One way of trying to understand what scenarios are possible in a future warming climate, is to look at past periods of warm climate known as interglacials. The last interglacial period took place about 130,000 to 118,000 years ago, and during this time air temperature in Greenland was about 3-5°C higher than today. Deep ice core climate records drilled from the Greenland ice sheet extend back continuously 123,000 years, to the final stages of the last interglacial (NGRIP core). The NEEM ice core extends back 128,500 years, to the early stages of the last interglacial, but the basal ice is folded and incomplete making interpretation difficult. The need for information about climate dynamics during past interglacials is thus still a major, and increasingly important concern.
How will this project advance our knowledge of climate change?
Using cave deposits in Northeast Greenland, we have an opportunity here to improve our knowledge of climate dynamics during a past interglacial. The cave record will most certainly cover a time period that pre-dates the last interglacial and hence the oldest limit of the Greenland ice-core records.
Calcite cave deposits are formed from drip waters that have percolated from the surface, through soil and limestone, and into a cave. Since the drip waters were once connected with the atmosphere and soil above the cave, they contain valuable information related to temperature, moisture, and vegetation processes, which are then locked layer upon layer into the cave deposit.

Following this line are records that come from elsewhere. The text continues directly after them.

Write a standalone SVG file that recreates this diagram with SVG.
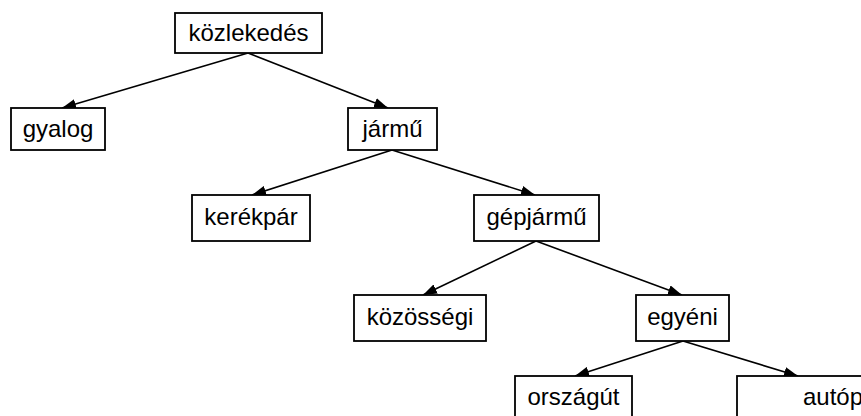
<svg xmlns="http://www.w3.org/2000/svg" width="861" height="416" viewBox="0 0 861 416">
  <style>
    .box { fill: #ffffff; stroke: #000000; stroke-width: 1.8; }
    .lbl { font-family: "Liberation Sans", Arial, sans-serif; font-size: 24px; fill: #000000; }
    .mid { text-anchor: middle; }
    .edge { stroke: #000000; stroke-width: 1.6; fill: none; marker-end: url(#arrow); }
  </style>
  <defs>
    <marker id="arrow" viewBox="0 0 14 10" refX="14" refY="5" markerWidth="14" markerHeight="10" markerUnits="userSpaceOnUse" orient="auto">
      <path d="M0,0 L14,5 L0,10 Z" fill="#000000"/>
    </marker>
  </defs>

  <rect width="861" height="416" fill="#ffffff"/>

  <g id="connectors">
    <line class="edge" x1="248" y1="53" x2="62" y2="108"/>
    <line class="edge" x1="248" y1="53" x2="388" y2="108"/>
    <line class="edge" x1="392" y1="150" x2="252" y2="195"/>
    <line class="edge" x1="392" y1="150" x2="535" y2="195"/>
    <line class="edge" x1="536" y1="241" x2="423" y2="295"/>
    <line class="edge" x1="536" y1="241" x2="682" y2="295"/>
    <line class="edge" x1="683" y1="341" x2="575" y2="376"/>
    <line class="edge" x1="683" y1="341" x2="798" y2="376"/>
  </g>

  <g id="kozlekedes">
    <rect class="box" x="175" y="13" width="147" height="40"/>
    <text class="lbl mid" x="248.5" y="41">közlekedés</text>
  </g>
  <g id="gyalog">
    <rect class="box" x="11" y="108" width="94" height="42"/>
    <text class="lbl mid" x="58" y="137">gyalog</text>
  </g>
  <g id="jarmu">
    <rect class="box" x="348" y="108" width="89" height="42"/>
    <text class="lbl mid" x="392.5" y="137">jármű</text>
  </g>
  <g id="kerekpar">
    <rect class="box" x="192" y="195" width="118" height="46"/>
    <text class="lbl mid" x="251" y="225">kerékpár</text>
  </g>
  <g id="gepjarmu">
    <rect class="box" x="474" y="195" width="125" height="46"/>
    <text class="lbl mid" x="536.5" y="225">gépjármű</text>
  </g>
  <g id="kozossegi">
    <rect class="box" x="354" y="295" width="132" height="46"/>
    <text class="lbl mid" x="420" y="325">közösségi</text>
  </g>
  <g id="egyeni">
    <rect class="box" x="636" y="295" width="93" height="46"/>
    <text class="lbl mid" x="682.5" y="325">egyéni</text>
  </g>
  <g id="orszagut">
    <rect class="box" x="515" y="376" width="117" height="50"/>
    <text class="lbl mid" x="573.5" y="405">országút</text>
  </g>
  <g id="autopalya">
    <rect class="box" x="737" y="376" width="240" height="50"/>
    <text class="lbl" x="803" y="405">autópálya</text>
  </g>
</svg>
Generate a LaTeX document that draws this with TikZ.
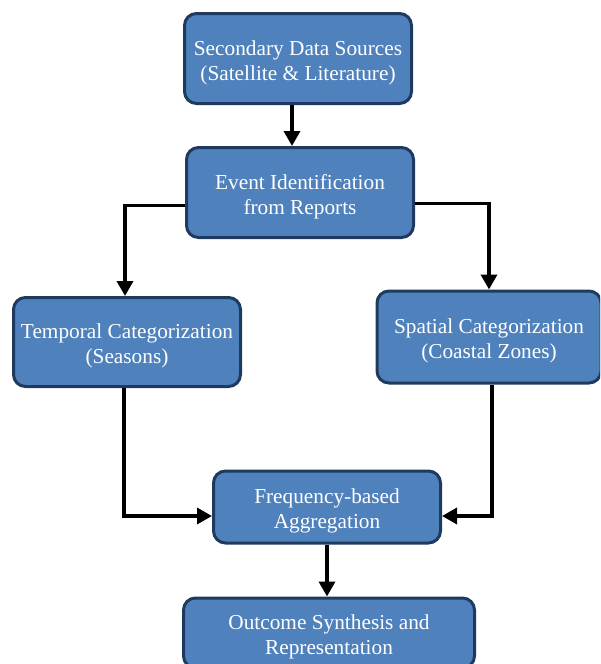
\documentclass[tikz,border=0pt]{standalone}
\usepackage{fontspec}
\setmainfont{Liberation Serif}
\usetikzlibrary{arrows.meta}
\definecolor{boxfill}{HTML}{4F81BD}
\definecolor{boxline}{HTML}{1F3A5F}
\newcommand\mytopstrut{\rule{0pt}{23pt}}
\tikzset{
  flowbox/.style={draw=boxline, line width=3pt, fill=boxfill, rounded corners=12pt,
    text=white, align=center, font=\fontsize{21.3}{25}\selectfont, inner sep=0pt},
  conn/.style={line width=3.5pt, -{Triangle[length=15pt,width=16pt]}}
}
\begin{document}
\begin{tikzpicture}[x=1pt,y=-1pt]
\useasboundingbox (0,0) rectangle (600,664);
\clip (0,0) rectangle (600,664);
\node[flowbox, minimum width=227pt, minimum height=90pt] (src) at (298,58.5) {\mytopstrut Secondary Data Sources\\(Satellite \& Literature)};
\node[flowbox, minimum width=227pt, minimum height=90pt] (ev) at (300,192.5) {\mytopstrut Event Identification\\from Reports};
\node[flowbox, minimum width=227pt, minimum height=89pt] (tmp) at (127,342) {\mytopstrut Temporal Categorization\\(Seasons)};
\node[flowbox, minimum width=224pt, minimum height=92pt] (sp) at (489,337) {\mytopstrut Spatial Categorization\\(Coastal Zones)};
\node[flowbox, minimum width=227pt, minimum height=72pt] (fr) at (327,507) {\mytopstrut Frequency-based\\Aggregation};
\node[flowbox, minimum width=291pt, minimum height=70pt] (out) at (329,633) {\mytopstrut Outcome Synthesis and\\Representation};
\draw[conn] ([xshift=-6pt]src.south) -- ([xshift=-8pt]ev.north);
\draw[conn] ([yshift=-13pt]ev.west) -| ([xshift=-2pt]tmp.north);
\draw[conn] ([yshift=-11pt]ev.east) -| (sp.north);
\draw[conn] ([xshift=-3pt]tmp.south) |- ([yshift=-9pt]fr.west);
\draw[conn] ([xshift=3pt]sp.south) |- ([yshift=-9pt]fr.east);
\draw[conn] (fr.south) -- (fr.south |- out.north);
\end{tikzpicture}
\end{document}
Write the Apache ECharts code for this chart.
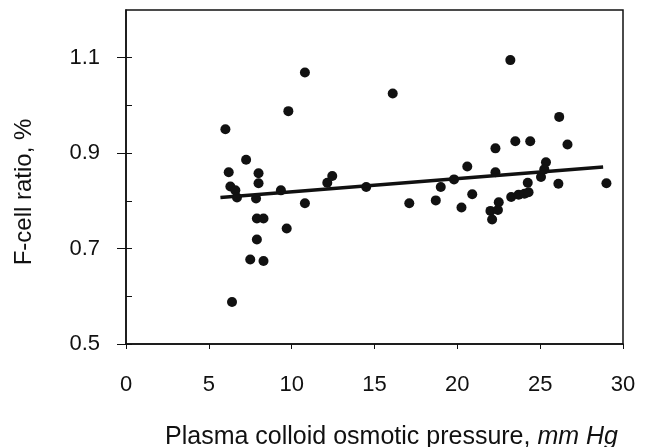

The climate record is created by analysing the chemical signature of each layer. For high-resolution studies, the Innsbruck Quaternary Research Group typically analyses between 4-10 samples per millimetre, allowing us the greatest chance of capturing rapid climate change events in our record. Understanding how fast the climate is capable of changing from one state to another is currently one of the key questions that climate-change scientists are working to answer.